EXERCISE DETAILS: Using the listing below, output only the lines from the one that contains "Give me the matplotlib source for this chart." through the one that contains "plt.rcParams['font.weight'] = 'bold'", inclusive, exactly as given and without images.

Plotting code records
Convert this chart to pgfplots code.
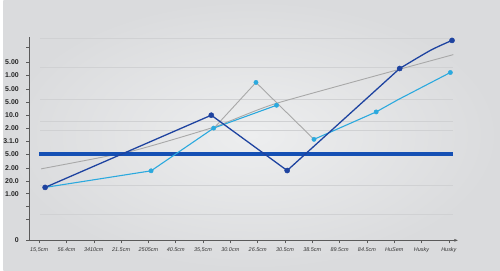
\documentclass[border=0pt]{standalone}
\usepackage{pgfplots}
\pgfplotsset{compat=1.18}
\usetikzlibrary{arrows.meta}
\usepackage{fontspec}
\setmainfont{Liberation Sans}
\definecolor{bgc}{HTML}{EDEEEF}
\definecolor{bgo}{HTML}{DADBDD}
\definecolor{navy}{HTML}{1E43A0}
\definecolor{thickc}{HTML}{1550B4}
\definecolor{cyanl}{HTML}{2BA9DE}
\definecolor{grayl}{HTML}{A8A8A8}
\definecolor{gridc}{HTML}{D0D1D3}
\definecolor{axc}{HTML}{5A5A5A}
\begin{document}
\begin{tikzpicture}[x=1pt,y=1pt]
\shade[inner color=bgc, outer color=bgo] (0,0) rectangle (500,272);
\begin{axis}[
  at={(26pt,30pt)}, anchor=origin,
  width=432pt, height=205pt, scale only axis,
  xmin=26, xmax=458, ymin=0, ymax=205,
  axis x line=bottom, axis y line=left,
  axis line style={axc, line width=0.7pt},
  x axis line style={-{Latex[length=4pt,width=3pt]}},
  y axis line style={-},
  xtick={36,63.5,91,118.5,146,173.5,201,228.5,256,283.5,311,338.5,366,393.5,421,448.5},
  xticklabels={{15,5cm},56.4cm,3410cm,21.5cm,2505cm,40.5cm,{35,5cm},30.0cm,26.5cm,30.5cm,38.5cm,89.5cm,84.5cm,HuSem,Husky,Husky},
  ytick={0,21,34,47,60,73,87,100,113,126,139,152,166,179,194},
  yticklabels={0,,,1.00,20.0,2.00,5.00,3.1.0,2.00,10.0,5.00,5.00,1.00,5.00,},
  tick style={axc, line width=0.5pt},
  major tick length=3pt,
  xtick align=outside, ytick align=outside,
  x tick label style={font=\fontsize{5.5}{6}\selectfont\itshape, text=black!80, yshift=-1pt},
  y tick label style={font=\fontsize{7}{8}\selectfont\bfseries, text=black!85, xshift=-4pt},
  clip=false,
]
% grid lines
\foreach \g in {203,174.5,142,120,111,55,26}{
  \edef\tmp{\noexpand\addplot[gridc, line width=0.8pt, forget plot] coordinates {(37,\g) (453,\g)};}
  \tmp
}
% gray trend line
\addplot[grayl, line width=0.9pt, smooth, tension=0.3] coordinates {(38,72) (130,90) (212,114) (275,138) (453,187)};
% gray zigzag
\addplot[grayl, line width=0.9pt] coordinates {(212,113) (254.3,159) (312.7,101.7)};
% thick blue line
\addplot[thickc, line width=4.3pt] coordinates {(36,86.7) (453,86.7)};
% cyan series
\addplot[cyanl, line width=1.1pt] coordinates {(42,53.3) (148.7,70) (211.7,113) (275,136)};
\addplot[cyanl, line width=1.1pt] coordinates {(312.7,101.7) (375.3,129.3) (396.7,141.3) (450,169)};
\addplot[cyanl, only marks, mark=*, mark size=2.2pt] coordinates {(148.7,70) (211.7,113) (275,136) (254.3,159) (312.7,101.7) (375.3,129.3) (450,169)};
% navy series
\addplot[navy, line width=1.3pt] coordinates {(42,53.3) (209.3,126) (285.7,70.3) (399,173)};
\addplot[navy, line width=1.3pt, smooth, tension=0.5] coordinates {(399,173) (430,191.3) (451.7,201.3)};
\addplot[navy, only marks, mark=*, mark size=2.6pt] coordinates {(42,53.3) (209.3,126) (285.7,70.3) (399,173) (451.7,201.3)};
\end{axis}
\end{tikzpicture}
\end{document}
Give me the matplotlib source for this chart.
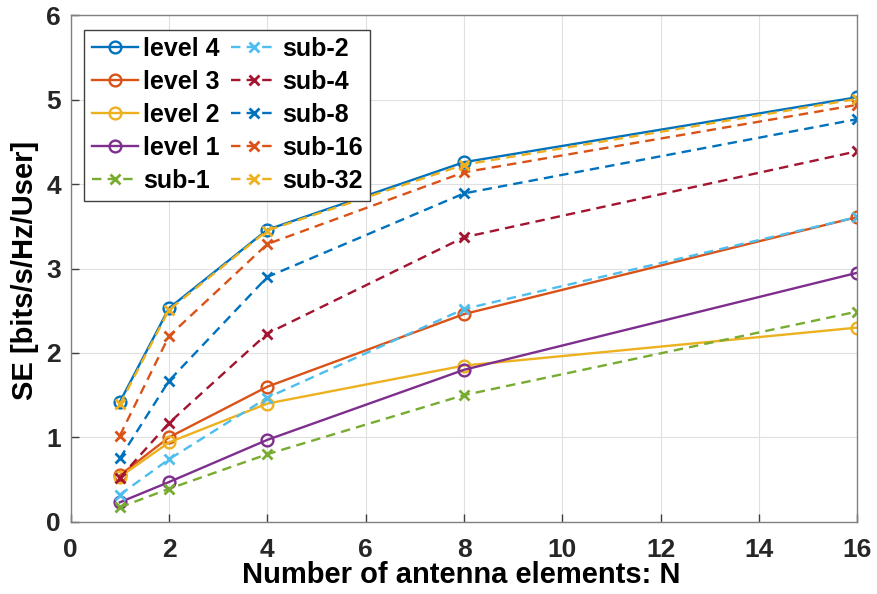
import numpy as np
import matplotlib
matplotlib.use('Agg')
import matplotlib.pyplot as plt

plt.rcParams['font.family'] = ['Liberation Sans', 'DejaVu Sans']
plt.rcParams['font.weight'] = 'bold'

# antenna elements per user
n_ant = [1, 2, 4, 8, 16]

# SE per quantisation level (solid) and sub-array size (dashed)
level4 = [1.42, 2.53, 3.46, 4.26, 5.03]
level3 = [0.55, 1.00, 1.60, 2.46, 3.61]
level2 = [0.53, 0.94, 1.40, 1.85, 2.30]
level1 = [0.23, 0.47, 0.97, 1.80, 2.95]
sub1 = [0.17, 0.39, 0.80, 1.50, 2.49]
sub2 = [0.32, 0.74, 1.47, 2.52, 3.61]
sub4 = [0.52, 1.17, 2.23, 3.37, 4.39]
sub8 = [0.75, 1.67, 2.90, 3.89, 4.77]
sub16 = [1.02, 2.20, 3.29, 4.14, 4.94]
sub32 = [1.39, 2.51, 3.45, 4.23, 5.01]

solid = [('level 4', level4, '#0072BD'),
         ('level 3', level3, '#D95319'),
         ('level 2', level2, '#EDB120'),
         ('level 1', level1, '#7E2F8E')]
dashed = [('sub-1', sub1, '#77AC30'),
          ('sub-2', sub2, '#4DBEEE'),
          ('sub-4', sub4, '#A2142F'),
          ('sub-8', sub8, '#0072BD'),
          ('sub-16', sub16, '#D95319'),
          ('sub-32', sub32, '#EDB120')]

fig = plt.figure(figsize=(8.78, 5.94), dpi=100)
ax = fig.add_axes([0.0805, 0.1217, 0.896, 0.8525])

for lab, vals, col in solid:
    ax.plot(n_ant, vals, '-o', color=col, label=lab, lw=1.7, ms=8.5,
            mew=1.7, mfc='none')
for lab, vals, col in dashed:
    ax.plot(n_ant, vals, '--x', color=col, label=lab, lw=1.7, ms=6.5,
            mew=2.0, dashes=(4, 2.6))

ax.set_xlim(0, 16)
ax.set_ylim(0, 6)
ax.set_xticks(np.arange(0, 17, 2))
ax.set_yticks(np.arange(0, 7, 1))
ax.grid(True, color='#e0e0e0', lw=0.8)
ax.set_axisbelow(True)
for sp in ax.spines.values():
    sp.set_color('#808080')
    sp.set_linewidth(1.0)
ax.tick_params(direction='in', length=6, width=1.0, color='#404040',
               labelsize=19, top=False, right=False)
ax.tick_params(axis='x', pad=12)
ax.tick_params(axis='y', pad=7)
for t in ax.get_xticklabels() + ax.get_yticklabels():
    t.set_fontweight('bold')
    t.set_color('#262626')

ax.set_xlabel('Number of antenna elements: N', fontsize=21, fontweight='bold')
ax.xaxis.label.set_va('baseline')
ax.xaxis.set_label_coords(0.497, -0.121)
ax.set_ylabel('SE [bits/s/Hz/User]', fontsize=21, fontweight='bold')
ax.yaxis.label.set_va('center')
ax.yaxis.set_label_coords(-0.0575, 0.497)

leg = ax.legend(loc='upper left', ncol=2, fontsize=18, handlelength=1.85,
                handletextpad=0.2, columnspacing=0.45, labelspacing=0.36,
                borderpad=0.3, borderaxespad=0, fancybox=False, framealpha=1,
                bbox_to_anchor=(0.017, 0.972))
leg.get_frame().set_edgecolor('#404040')
leg.get_frame().set_linewidth(1.0)
for t in leg.get_texts():
    t.set_fontweight('bold')

fig.savefig('out.png', dpi=100)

ANSWER TO THE PROBLEM:
Give me the matplotlib source for this chart.
import numpy as np
import matplotlib
matplotlib.use('Agg')
import matplotlib.pyplot as plt

plt.rcParams['font.family'] = ['Liberation Sans', 'DejaVu Sans']
plt.rcParams['font.weight'] = 'bold'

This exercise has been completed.